If that ends up creating a broad-brush reaction that's inappropriate, that is something that would be, first of all, unanticipated. Secondly, that's something that would be addressed in the national conversation on the developing financial services industry in the weeks, months and years to come.

Sounds like you are saying, just because we went after Liberty Reserve, it doesn't mean we are going after all digital currencies. It was trying to appeal to a particular set of actors that were doing illegal things.

That is absolutely right.

Overall, how far do you feel an exchange needs to go to comply with the guidance? Do they have to know every customer that they're working with, or is there some threshold? How far should banks go in assuring themselves an exchange is operating appropriately?

Every financial institution needs to be concerned about its reputation and to go out of its way to show it is an institution that is operating with transparency and integrity within the bounds of the law.

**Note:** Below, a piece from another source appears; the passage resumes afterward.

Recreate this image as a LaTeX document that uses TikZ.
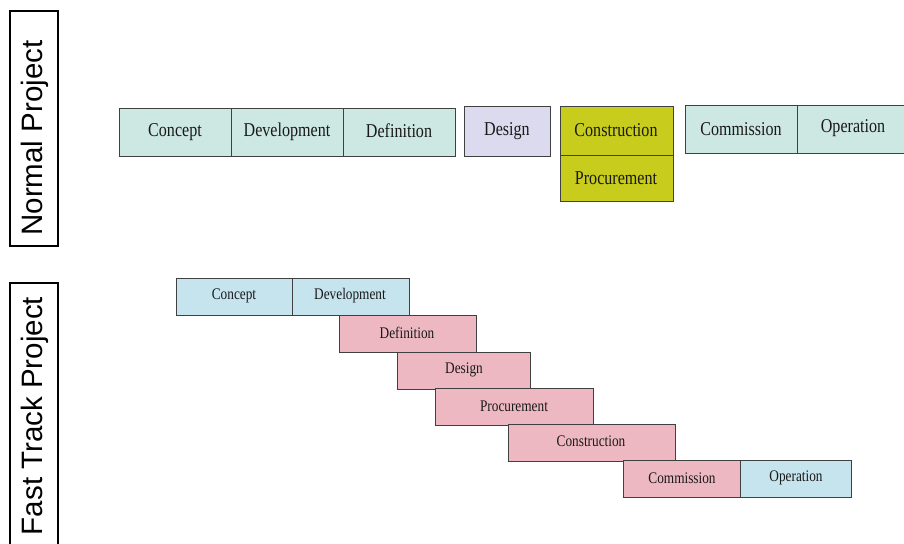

Institutions that operate in that manner are going to be, not only not worried about action from the U.S. Treasury Department, but could be the kind of clients that others are going to want to associate themselves with, whether it's customers who want to use those services, whether it's banks that might want to help bank those services. Folks are going to want to be involved with those financial institutions that are of great integrity, innovation and transparency.

You do see it as an innovation; this isn't something you want to cut off.

I think innovation in financial services industry holds out great promise on so many levels for commerce and for social reasons like providing services to the unbanked. But like any financial services, it comes with an obligation and those obligations to protect the U.S. financial system from money laundering need to be taken seriously.